Lo ha detto in aula il vicepresidente del Csm, sentito come teste al processo nei confronti di Pier Camillo Davigo, ex componente del Csm imputato per il casso dei verbali di Piero Amara sulla presunta loggia Ungheria
"Parlai al presidente della Repubblica. Riferii tutto quello che mi disse Davigo e lui non fece commenti". Lo ha detto in aula a Brescia David Ermini, vicepresidente del Csm sentito come teste al processo nei confronti di Piercamillo Davigo (LE DICHIARAZIONI IN AULA), ex componente del Csm imputato per il caso dei verbali di Piero Amara sulla presunta loggia Ungheria.
La versione di Ermini
Ermini ha raccontato di essere andato al Quirinale, per una visita già programmata, nella quale parlò anche del caso Milano e delle dichiarazioni rese ai pm da Amara. "Secondo me - ha spiegato ancora - fu una confidenza che il consigliere Davigo volle farmi. Mi consegnò quei verbali, li presi per fargli una cortesia ma li cestinai perché erano irricevibili". Ermini ha aggiunto che dopo un primo incontro il 4 maggio 2020 in cui Davigo gli chiese "di avvisare il presidente Mattarella, e io concordai", ci fu un secondo colloquio qualche giorno dopo in cui Davigo gli consegnò una cartelletta con dentro copia dei verbali stampati sulla presunta loggia Ungheria, "tutti fogli non firmati, solo alcuni con intestazione Procura della Repubblica", ritenuti "atti informali e inutilizzabili", che quindi non potevano far ingresso al Csm. Ermini ha sostenuto che questo secondo incontro fu in sostanza confidenziale.
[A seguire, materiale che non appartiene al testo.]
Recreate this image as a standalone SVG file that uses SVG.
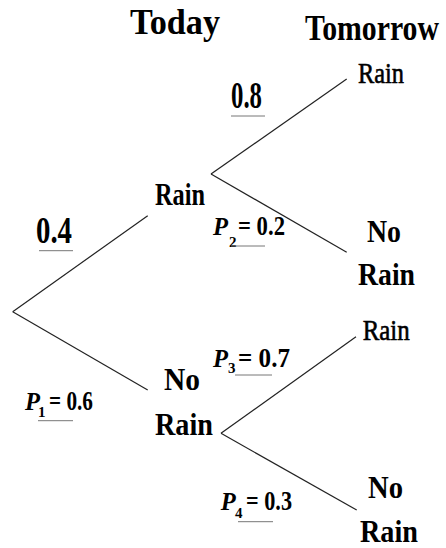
<svg xmlns="http://www.w3.org/2000/svg" width="446" height="548" viewBox="0 0 446 548">
<style>
text{font-family:"Liberation Serif","Times New Roman",serif;fill:#000}
.h{font-size:36px;font-weight:bold}
.n{font-size:31px;font-weight:bold}
.r{font-size:29px;stroke:#000;stroke-width:0.6}
.pr{font-size:37px;font-weight:bold}
.p{font-size:26px;font-weight:bold;font-style:italic}
.s{font-size:15px;font-weight:bold}
.e{font-size:27px;font-weight:bold}
.u{stroke:#777;stroke-width:1}
.c{stroke:#222;stroke-width:1.2;fill:none}
</style>
<rect width="446" height="548" fill="#fff"/>
<g id="headers">
<text class="h" x="130" y="34" textLength="90" lengthAdjust="spacingAndGlyphs">Today</text>
<text class="h" x="305" y="40" textLength="134" lengthAdjust="spacingAndGlyphs">Tomorrow</text>
</g>
<g id="connectors">
<line class="c" x1="12.7" y1="311.7" x2="147.7" y2="215.7"/>
<line class="c" x1="12.7" y1="311.7" x2="147.7" y2="390"/>
<line class="c" x1="211" y1="174" x2="346.7" y2="79"/>
<line class="c" x1="211" y1="174" x2="346.7" y2="252.3"/>
<line class="c" x1="221" y1="433.3" x2="356" y2="336.7"/>
<line class="c" x1="221" y1="433.3" x2="356.7" y2="510"/>
</g>
<g id="node-today-rain">
<text class="n" x="155" y="205" textLength="50" lengthAdjust="spacingAndGlyphs">Rain</text>
</g>
<g id="node-today-norain">
<text class="n" x="164" y="390" textLength="36" lengthAdjust="spacingAndGlyphs">No</text>
<text class="n" x="155" y="435" textLength="58" lengthAdjust="spacingAndGlyphs">Rain</text>
</g>
<g id="node-rr">
<text class="r" x="358" y="83" textLength="46" lengthAdjust="spacingAndGlyphs">Rain</text>
</g>
<g id="node-rn">
<text class="n" x="367" y="241.7" textLength="34" lengthAdjust="spacingAndGlyphs">No</text>
<text class="n" x="358" y="285" textLength="57" lengthAdjust="spacingAndGlyphs">Rain</text>
</g>
<g id="node-nr">
<text class="r" x="362.7" y="340" textLength="47" lengthAdjust="spacingAndGlyphs">Rain</text>
</g>
<g id="node-nn">
<text class="n" x="368" y="498" textLength="35" lengthAdjust="spacingAndGlyphs">No</text>
<text class="n" x="360" y="541.7" textLength="58" lengthAdjust="spacingAndGlyphs">Rain</text>
</g>
<g id="label-08">
<text class="pr" x="231" y="108" textLength="31" lengthAdjust="spacingAndGlyphs">0.8</text>
<line class="u" x1="231" y1="116" x2="265" y2="116"/>
</g>
<g id="label-04">
<text class="pr" x="36" y="243" textLength="36" lengthAdjust="spacingAndGlyphs">0.4</text>
<line class="u" x1="39" y1="250.7" x2="73" y2="250.7"/>
</g>
<g id="label-p2">
<text class="p" x="213" y="235" textLength="15" lengthAdjust="spacingAndGlyphs">P</text>
<text class="s" x="229" y="246.5">2</text>
<text class="e" x="238" y="235" textLength="47" lengthAdjust="spacingAndGlyphs">= 0.2</text>
<line class="u" x1="231" y1="246" x2="265" y2="246"/>
</g>
<g id="label-p3">
<text class="p" x="213" y="366.7" textLength="15" lengthAdjust="spacingAndGlyphs">P</text>
<text class="s" x="228" y="373">3</text>
<text class="e" x="238" y="366.7" textLength="52" lengthAdjust="spacingAndGlyphs">= 0.7</text>
<line class="u" x1="235" y1="375" x2="272" y2="375"/>
</g>
<g id="label-p1">
<text class="p" x="25" y="410" textLength="15" lengthAdjust="spacingAndGlyphs">P</text>
<text class="s" x="38" y="417">1</text>
<text class="e" x="49" y="410" textLength="44" lengthAdjust="spacingAndGlyphs">= 0.6</text>
<line class="u" x1="38" y1="420.7" x2="73" y2="420.7"/>
</g>
<g id="label-p4">
<text class="p" x="220.7" y="510" textLength="15" lengthAdjust="spacingAndGlyphs">P</text>
<text class="s" x="235" y="518">4</text>
<text class="e" x="246" y="510" textLength="46" lengthAdjust="spacingAndGlyphs">= 0.3</text>
<line class="u" x1="238" y1="521.7" x2="273" y2="521.7"/>
</g>
</svg>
"Davigo non mi chiese di formalizzare"
"Davigo non mi chiese di formalizzare - ha proseguito Ermini - Non mi chiese di veicolare quei verbali al comitato di presidenza, sennò gli avrei detto che erano irricevibili. Me li ha consegnati perché li leggessi. Mi ha detto che della vicenda se ne occupava il pg della cassazione Salvi, e per me la questione era chiusa". Ermini ha poi aggiunto di aver cestinato e stracciato quei verbali "informali. Non sapevo fossero secretati".
Davigo: "Fui cauto per dubbi sulla tenuta del Csm"
"Una delle ragioni per cui non ho formalizzato immediatamente è perché, una volta protocollato, il plico viene visto da quella struttura", ossia l'intero Csm con i componenti delle varie commissioni compresi i funzionari, che "secondo il comitato di presidenza non è affidabile". Lo ha spiegato in aula a Brescia Piercamillo Davigo, imputato per il caso dei verbali di Piero Amara sulla presunta loggia Ungheria. Replicando alla deposizione di David Ermini, che ha negato di aver ricevuto da lui una richiesta di "formalizzare" la vicenda, Davigo, con una dichiarazione spontanea, ha precisato che dopo la fuga di notizia sull'ex consigliere Luca Palamara, c'erano dubbi sulla "tenuta della struttura" "Quando il pm Storari viene da me" per chiedere tutela nei confronti degli allora vertici della procura di Milano che, a suo dire, avevano messo un freno alle indagini dopo le dichiarazioni di Amara, "io ricevo una notizia di reato - ha proseguito -. Io sono un pubblico ufficiale ho l'obbligo di denunciare, cosa che feci al pg Giovanni Salvi". "Dovevo segnalarlo - ha aggiunto - senza però recare danno alle indagini. La mia finalità principale era che quel processo", quello sulla fantomatica loggia, "tornasse sui binari di legalità". L'udienza riprenderà il 13 ottobre.